The Baltic states could thus have become four in 1920. Surprisingly enough, the Jewish project has once again become topical, as evidenced in this report by The Economist (June 11th) from the 2011 Venice Biennale:
[T]he Polish […] pavilion has been given over to Yael Bartana, an Israeli video artist. The pavilion presents a trilogy of films about the Jewish Renaissance Movement, a political group founded by the artist that calls for the return of Jews to eastern Europe.

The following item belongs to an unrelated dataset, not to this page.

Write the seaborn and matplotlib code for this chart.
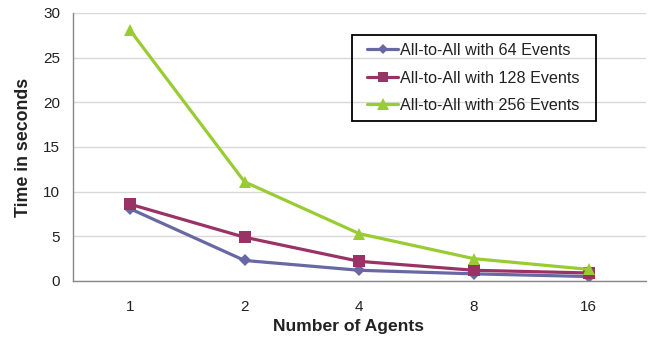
import matplotlib
matplotlib.use("Agg")
import matplotlib.pyplot as plt
import seaborn as sns
import pandas as pd
import numpy as np
from matplotlib.lines import Line2D
from matplotlib.patches import Rectangle

agents = ["1", "2", "4", "8", "16"]
series_names = ["All-to-All with 64 Events", "All-to-All with 128 Events", "All-to-All with 256 Events"]
ev64 = [8.1, 2.3, 1.2, 0.8, 0.5]
ev128 = [8.6, 4.9, 2.2, 1.2, 0.9]
ev256 = [28.1, 11.1, 5.3, 2.5, 1.3]
y_ticks = [0, 5, 10, 15, 20, 25, 30]

sns.set_theme(style="white")
plt.rcParams['font.family'] = ['Liberation Sans', 'DejaVu Sans']

rows = []
for name, vals in zip(series_names, [ev64, ev128, ev256]):
    for i, (a, v) in enumerate(zip(agents, vals)):
        rows.append({"pos": i, "Agents": a, "Time": v, "Series": name})
df = pd.DataFrame(rows)

colors = {series_names[0]: "#6868A4", series_names[1]: "#993366", series_names[2]: "#99CC33"}
markers = {series_names[0]: "D", series_names[1]: "s", series_names[2]: "^"}
msizes = {series_names[0]: 6, series_names[1]: 8, series_names[2]: 9}

W, H = 650, 337
fig = plt.figure(figsize=(6.5, 3.37), dpi=100)
ax = fig.add_axes([72.5 / W, 1 - 281 / H, (646 - 72.5) / W, (281 - 13) / H])

sns.lineplot(data=df, x="pos", y="Time", hue="Series", style="Series",
             palette=colors, markers=markers, dashes=False, linewidth=2.3,
             markersize=8, markeredgewidth=0, ax=ax, legend=False)
for line, name in zip(ax.lines, series_names):
    line.set_markersize(msizes[name])

ax.set_xlim(-0.5, 4.5)
ax.set_ylim(0, 30)
ax.set_yticks(y_ticks)
ax.set_xticks(range(len(agents)))
ax.set_xticklabels(agents)
ax.set_xticks(np.arange(-0.5, 4.6, 1.0), minor=True)
ax.tick_params(axis="x", which="major", length=0, pad=14, labelsize=11, colors="#222222")
ax.tick_params(axis="x", which="minor", length=5, width=0.8, color="#999999", direction="out")
ax.tick_params(axis="y", which="major", length=5, width=0.8, color="#999999", labelsize=11,
               labelcolor="#222222", pad=4)
ax.yaxis.grid(True, color="#d9d9d9", linewidth=1)
ax.set_axisbelow(True)
for s in ["top", "right"]:
    ax.spines[s].set_visible(False)
for s in ["left", "bottom"]:
    ax.spines[s].set_color("#888888")
    ax.spines[s].set_linewidth(1)

ax.set_xlabel("Number of Agents", fontsize=12.6, fontweight="bold", color="#222222", labelpad=3)
ax.xaxis.set_label_coords(0.481, -0.14)
ax.set_ylabel("Time in seconds", fontsize=12.8, fontweight="bold", color="#222222", labelpad=8)

handles = [Line2D([], [], color=colors[n], marker=markers[n], markersize=msizes[n] * 0.9,
                  markeredgewidth=0, linewidth=2.3) for n in series_names]
leg = fig.legend(handles, series_names, loc="upper left",
                 bbox_to_anchor=(367 / W, 1 - 43 / H), bbox_transform=fig.transFigure,
                 frameon=False, fontsize=11.6, borderaxespad=0, borderpad=0,
                 handlelength=1.95, handletextpad=0.1, labelspacing=0.78)
for t in leg.get_texts():
    t.set_color("#222222")
fig.patches.append(Rectangle((352 / W, 1 - 121 / H), (596 - 352) / W, (121 - 35) / H,
                             transform=fig.transFigure, fill=False, edgecolor="black",
                             linewidth=1.3, zorder=5))

fig.savefig("out.png", dpi=100)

If one permits oneself to think along constructivist lines, yet another possibility arises, alongside a Jewish project: a presumptive fifth Baltic state, in what is now known as the Kaliningrad area and is part of the Russian state. ≈
references
- Because norms for the use of uppercase and lowercase have been shifting in most dialects of English — especially UK English — so that many terms traditionally capitalized are now lowercase, that which in this article is referred to as “the Baltic States” is actually more and more often denoted by “the Baltic states” (indeed, this is the practice that Baltic Worlds follows — though an exception obviously needs to be made in this article).